(A run of records)
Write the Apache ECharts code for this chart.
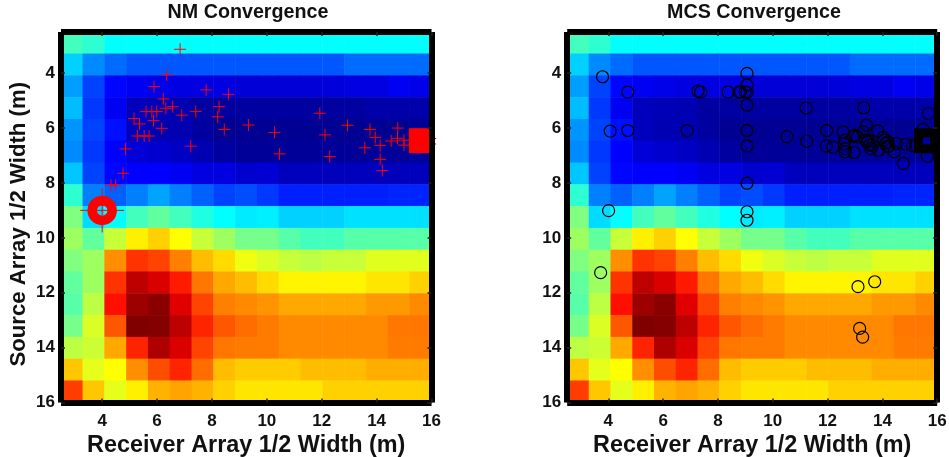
<!DOCTYPE html>
<html><head><meta charset="utf-8">
<style>html,body{margin:0;padding:0;background:#fff}#c{width:949px;height:457px}</style>
<script src="https://cdn.jsdelivr.net/npm/echarts@6/dist/echarts.min.js"></script>
</head><body><div id="c"></div>
<script>
const tickValues = [4, 6, 8, 10, 12, 14, 16];
const cellCenters = ['2.9','3.7','4.5','5.3','6.1','6.9','7.7','8.5','9.3','10.1','10.9','11.7','12.5','13.3','14.1','14.9','15.6'];
const row00 = [.44,.42,.375,.375,.375,.375,.375,.375,.375,.375,.375,.375,.375,.375,.375,.375,.375];
const row01 = [.33,.26,.23,.21,.21,.21,.21,.21,.21,.21,.21,.21,.21,.23,.23,.23,.23];
const row02 = [.28,.19,.13,.11,.10,.09,.09,.09,.08,.08,.08,.08,.085,.09,.09,.11,.10];
const row03 = [.31,.18,.11,.05,.045,.04,.02,.02,.02,.02,.02,.02,.02,.02,.03,.03,.03];
const row04 = [.27,.19,.14,.05,.04,.04,.02,.005,.005,.005,.005,.005,.005,.005,.005,.005,.005];
const row05 = [.26,.18,.125,.08,.07,.06,.04,.02,.01,.01,.01,.01,.01,.01,.01,.01,.015];
const row06 = [.32,.19,.13,.125,.125,.11,.09,.09,.07,.075,.05,.05,.05,.05,.05,.05,.05];
const row07 = [.42,.25,.22,.25,.285,.25,.22,.19,.20,.18,.155,.155,.155,.155,.155,.16,.16];
const row08 = [.50,.34,.375,.44,.47,.44,.405,.375,.355,.36,.33,.33,.33,.345,.345,.345,.345];
const row09 = [.53,.47,.57,.64,.67,.625,.57,.53,.49,.49,.46,.44,.44,.46,.46,.46,.46];
const row10 = [.50,.53,.735,.825,.81,.75,.69,.66,.61,.59,.57,.56,.57,.57,.595,.595,.595];
const row11 = [.47,.53,.825,.94,.91,.85,.76,.71,.69,.66,.635,.635,.635,.635,.65,.65,.67];
const row12 = [.46,.56,.86,.97,.99,.905,.81,.75,.74,.73,.71,.71,.71,.71,.725,.725,.74];
const row13 = [.49,.59,.79,1,.995,.94,.84,.79,.77,.755,.74,.74,.74,.74,.74,.76,.76];
const row14 = [.56,.575,.71,.84,.955,.91,.81,.76,.755,.755,.74,.74,.74,.74,.74,.755,.755];
const row15 = [.68,.60,.625,.735,.80,.84,.77,.69,.675,.675,.675,.69,.69,.69,.705,.705,.705];
const row16 = [.815,.68,.60,.64,.70,.715,.70,.67,.65,.65,.65,.65,.67,.67,.67,.67,.67];
const surface = [row00,row01,row02,row03,row04,row05,row06,row07,row08,row09,row10,row11,row12,row13,row14,row15,row16];

const nmPoints = [[6.84,3.13],[6.35,4.07],[5.89,4.49],[7.79,4.61],[8.60,4.77],[6.23,4.94],[6.32,5.28],[6.57,5.22],[8.26,5.22],[5.60,5.40],[5.81,5.40],[5.99,5.40],[5.16,5.65],[5.36,5.85],[5.87,5.73],[6.90,5.53],[7.41,5.40],[8.21,5.59],[6.17,6.01],[8.45,6.05],[9.33,5.89],[5.28,6.29],[5.53,6.29],[5.71,6.29],[7.23,6.66],[4.85,6.76],[4.76,7.65],[4.32,8.08],[4.49,8.08],[10.28,6.16],[10.46,6.94],[11.93,5.46],[12.94,5.90],[12.12,6.25],[12.29,7.04],[13.57,6.72],[13.76,6.05],[13.95,6.34],[14.13,6.63],[14.13,7.14],[14.21,7.55],[14.77,6.0],[14.76,6.37],[14.53,6.47],[15.0,6.44],[15.0,6.62],[15.95,6.38],[15.95,6.58]];
const nmStart = [[4, 9]];
const nmEnd = [[15.63, 6.46]];
const mcsPoints = [[3.79,4.13],[4.71,4.69],[4.07,6.11],[4.71,6.09],[6.88,6.09],[7.27,4.65],[7.37,4.69],[8.37,4.69],[8.77,4.69],[4.01,9.01],[3.72,11.27],[9.06,4.01],[9.06,4.43],[9.06,4.70],[8.99,4.68],[8.83,4.68],[9.06,5.16],[9.06,6.09],[9.06,6.65],[9.06,8.01],[9.06,9.05],[9.06,9.36],[10.52,6.31],[11.22,5.27],[11.24,6.48],[11.97,6.09],[11.96,6.65],[12.2,6.70],[12.57,6.14],[12.64,6.44],[12.6,6.59],[12.64,6.75],[12.64,6.87],[12.97,6.89],[12.93,6.30],[13.0,6.26],[13.3,6.14],[13.42,5.89],[13.32,5.26],[13.83,6.10],[13.45,6.50],[13.54,6.62],[13.49,6.44],[13.64,6.62],[14.03,6.34],[14.12,6.56],[14.06,6.44],[13.85,6.81],[14.24,6.66],[14.43,6.87],[14.51,6.56],[14.76,7.29],[14.85,6.59],[15.1,6.64],[15.22,6.64],[15.49,6.05],[15.68,5.47],[15.64,7.03],[13.09,6.32],[13.39,6.44],[13.58,6.75],[14.18,6.68],[14.2,6.5],[13.11,11.78],[13.72,11.60],[13.17,13.30],[13.28,13.62]];
const mcsEnd = [[15.61, 6.46]];

const jet = ['#00008f','#0000ff','#0080ff','#00ffff','#80ff80','#ffff00','#ff8000','#ff0000','#800000'];
const font = 'Liberation Sans';
const heat = [];
surface.forEach((r, j) => r.forEach((v, i) => heat.push([i, j, v])));

const plus = 'path://M0 6H12M6 0V12';
const frameLine = {show:true, onZero:false, lineStyle:{color:'#000', width:6, cap:'butt'}};
const tick = {show:true, inside:true, length:4, customValues:tickValues, lineStyle:{color:'#222', width:1.5}};
const lbl = (margin) => ({show:true, customValues:tickValues, color:'#111', fontFamily:font, fontWeight:'bold', fontSize:17, margin, hideOverlap:false});

function axes(dim, g, name, gap, size, padding) {
  const inv = dim === 'y';
  const first = {type:'value', gridIndex:g, min:2.5, max:16, inverse:inv, z:6,
    position: inv?'left':'bottom', axisLine:frameLine, axisTick:tick,
    axisLabel:lbl(inv?6:10), splitLine:{show:false}};
  if (name) Object.assign(first, {name, nameLocation:'middle', nameGap:gap, nameRotate: inv?90:0,
    nameTextStyle:{color:'#111', fontFamily:font, fontWeight:'bold', fontSize:size, padding}});
  const second = {type:'value', gridIndex:g, min:2.5, max:16, inverse:inv, z:6,
    position: inv?'right':'top', axisLine:frameLine, axisTick:tick,
    axisLabel:{show:false}, splitLine:{show:false}};
  const cat = {type:'category', gridIndex:g, data:cellCenters, inverse:inv, show:false, boundaryGap:true};
  return [first, second, cat];
}
const xAxis = [...axes('x',0,'Receiver Array 1/2 Width (m)',29,23.4,0), ...axes('x',1,'Receiver Array 1/2 Width (m)',29,23.4,0)];
const yAxis = [...axes('y',0,'Source Array 1/2 Width (m)',31,22.2,[0,14,0,0]), ...axes('y',1,null)];

const scatter = (name, xi, data, o) => Object.assign({type:'scatter', name, xAxisIndex:xi, yAxisIndex:xi, data, silent:true, clip:false, z:3}, o);
const red = '#ff0000';

const option = {
  animation:false,
  backgroundColor:'#fff',
  title:[
    {text:'NM Convergence', left:243, top:-2, textAlign:'center', textStyle:{color:'#111', fontFamily:font, fontWeight:'bold', fontSize:19.7}},
    {text:'MCS Convergence', left:749, top:-2, textAlign:'center', textStyle:{color:'#111', fontFamily:font, fontWeight:'bold', fontSize:19.7}}
  ],
  grid:[
    {left:61, top:32, width:370.5, height:370.5, outerBoundsMode:'none'},
    {left:567.2, top:32, width:370, height:370.5, outerBoundsMode:'none'}
  ],
  xAxis, yAxis,
  visualMap:{show:false, type:'continuous', min:0, max:1, seriesIndex:[0,1], inRange:{color:jet}},
  series:[
    {type:'heatmap', name:'NM surface', xAxisIndex:2, yAxisIndex:2, data:heat, silent:true, z:2, itemStyle:{borderWidth:0}},
    {type:'heatmap', name:'MCS surface', xAxisIndex:5, yAxisIndex:5, data:heat, silent:true, z:2, itemStyle:{borderWidth:0}},
    scatter('NM end', 0, nmEnd, {symbol:'rect', symbolSize:25, itemStyle:{color:red, opacity:1}}),
    scatter('NM iterations', 0, nmPoints, {symbol:plus, symbolSize:12, itemStyle:{color:'transparent', borderColor:red, borderWidth:1, opacity:1}}),
    scatter('NM start', 0, nmStart, {symbol:'circle', symbolSize:20, itemStyle:{color:'transparent', borderColor:red, borderWidth:9.5, opacity:1}}),
    scatter('NM start cross', 0, nmStart, {symbol:plus, symbolSize:44, itemStyle:{color:'transparent', borderColor:red, borderWidth:1, opacity:1}}),
    scatter('MCS end', 3, mcsEnd, {symbol:'rect', symbolSize:16, itemStyle:{color:'transparent', borderColor:'#000', borderWidth:9, opacity:1}}),
    scatter('MCS samples', 3, mcsPoints, {symbol:'circle', symbolSize:12, itemStyle:{color:'transparent', borderColor:'#000', borderWidth:1.2, opacity:1}})
  ]
};
echarts.init(document.getElementById('c'), null, {renderer:'canvas'}).setOption(option);
</script></body></html>
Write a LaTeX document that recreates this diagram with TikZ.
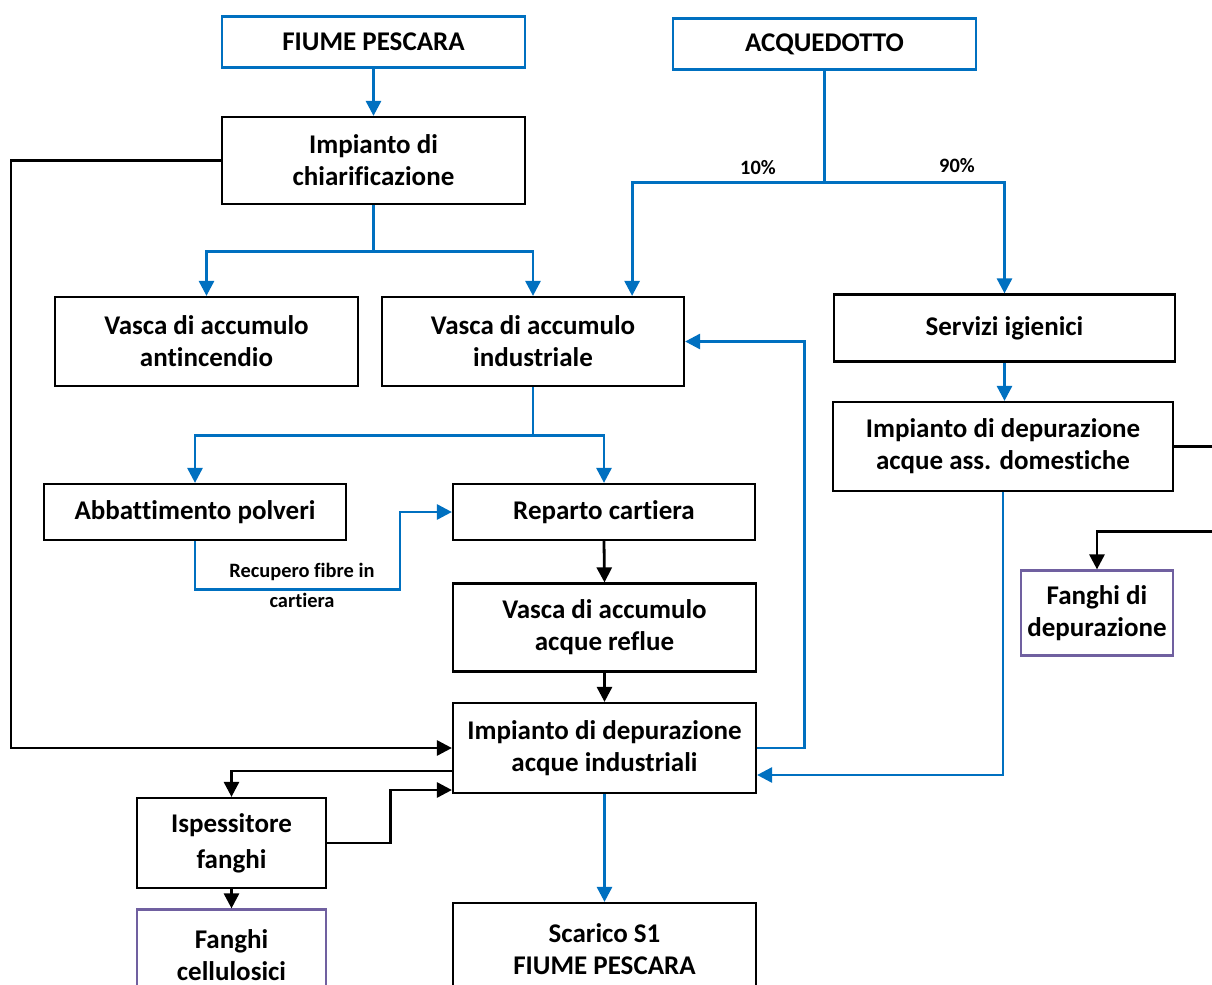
\documentclass[tikz,border=0pt]{standalone}
\usepackage{fontspec}
\setmainfont[Ligatures={NoCommon}]{Carlito}
\usetikzlibrary{arrows.meta}
\definecolor{lblue}{RGB}{0,112,192}
\definecolor{lpurple}{RGB}{112,96,160}
\tikzset{
  box/.style={draw=black, line width=1.1pt, inner sep=0pt, align=center,
    font=\bfseries\fontsize{13.5}{16}\selectfont},
  bbox/.style={box, draw=lblue},
  pbox/.style={box, draw=lpurple},
  bl/.style={draw=lblue, line width=1.4pt, -{Triangle[length=7.5pt,width=7.5pt]}},
  blk/.style={draw=black, line width=1.4pt, -{Triangle[length=7.5pt,width=7.5pt]}},
  bln/.style={draw=lblue, line width=1.4pt},
  lbl/.style={inner sep=0pt, align=center, font=\bfseries\fontsize{10.2}{15}\selectfont}
}
\begin{document}
\begin{tikzpicture}[x=0.5pt,y=-0.5pt]
\useasboundingbox (0,0) rectangle (1212,985);
\node[bbox, minimum width=151.5pt, minimum height=25.5pt] (fiume) at (373.5,42) {FIUME PESCARA};
\node[bbox, minimum width=151.5pt, minimum height=25.5pt] (acq) at (824.5,44) {ACQUEDOTTO};
\node[box, minimum width=151.5pt, minimum height=43.5pt] (chiar) at (373.5,160.5) {Impianto di\\chiarificazione};
\node[box, minimum width=151.5pt, minimum height=44.5pt] (antinc) at (206.5,341.5) {Vasca di accumulo\\antincendio};
\node[box, minimum width=151pt, minimum height=44.5pt] (indus) at (533,341.5) {Vasca di accumulo\\industriale};
\node[box, minimum width=170.5pt, minimum height=33.5pt] (serv) at (1004.5,328) {Servizi igienici};
\node[box, minimum width=170pt, minimum height=44.5pt] (dom) at (1003,446.5) {Impianto di depurazione\\acque ass. domestiche};
\node[box, minimum width=151pt, minimum height=28pt] (abb) at (195,512) {Abbattimento polveri};
\node[box, minimum width=151pt, minimum height=28pt] (rep) at (604,512) {Reparto cartiera};
\node[box, minimum width=151.5pt, minimum height=44pt] (reflue) at (604.5,627.5) {Vasca di accumulo\\acque reflue};
\node[box, minimum width=151.5pt, minimum height=45pt] (idi) at (604.5,748) {Impianto di depurazione\\acque industriali};
\node[box, minimum width=94.5pt, minimum height=45pt, font=\bfseries\fontsize{13.5}{18}\selectfont] (isp) at (231.5,843) {Ispessitore\\fanghi};
\node[pbox, minimum width=94.5pt, minimum height=45.5pt] (fcell) at (231.5,955) {Fanghi\\cellulosici};
\node[box, minimum width=151.5pt, minimum height=46pt] (scar) at (604.5,949) {Scarico S1\\FIUME PESCARA};
\node[pbox, minimum width=76pt, minimum height=42.5pt] (fdep) at (1097,613) {Fanghi di\\depurazione};

% blue flows
\draw[bl] (fiume.south) -- (chiar.north);
\draw[bln] (chiar.south) -- ++(0,46) coordinate (c1);
\draw[bl] (c1) -| (antinc.north);
\draw[bl] (c1) -| (indus.north);
\draw[bln] (acq.south) -- ++(0,112) coordinate (a1);
\draw[bl] (a1) -| ([xshift=-26.5pt]indus.north east);
\draw[bl] (a1) -| (serv.north);
\node[lbl] (p10) at (758,168) {10\%};
\node[lbl] (p90) at (957,166) {90\%};
\draw[bl] (serv.south) -- (serv.south |- dom.north);
\draw[bl] (dom.south) |- ([yshift=-13.5pt]idi.east);
\draw[bln] (indus.south) -- ++(0,48) coordinate (i1);
\draw[bl] (i1) -| (abb.north);
\draw[bl] (i1) -| (rep.north);
\draw[bl] (abb.south) -- ++(0,48) -- ++(205,0) |- (rep.west);
\node[lbl] (rec) at (302,585) {Recupero fibre in\\cartiera};
\draw[bl] (idi.south) -- (scar.north);
\draw[bl] (idi.east) -- ++(47,0) |- (indus.east);

% black flows
\draw[blk] (dom.east) -- ++(57,0) -- ++(0,85) -| (fdep.north);
\draw[blk] (rep.south) -- (reflue.north);
\draw[blk] (reflue.south) -- (idi.north);
\draw[blk] (chiar.west) -- ++(-210,0) |- (idi.west);
\draw[blk] ([yshift=-11.5pt]idi.west) -| (isp.north);
\draw[blk] (isp.east) -- ++(63,0) |- ([yshift=-21pt]idi.west);
\draw[blk] (isp.south) -- (fcell.north);
\end{tikzpicture}
\end{document}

Work to do:
Pull every line holding "this" out of the records.

Solution to the problem:
Write the Apache ECharts code for this chart.
Write a LaTeX document that recreates this diagram with TikZ.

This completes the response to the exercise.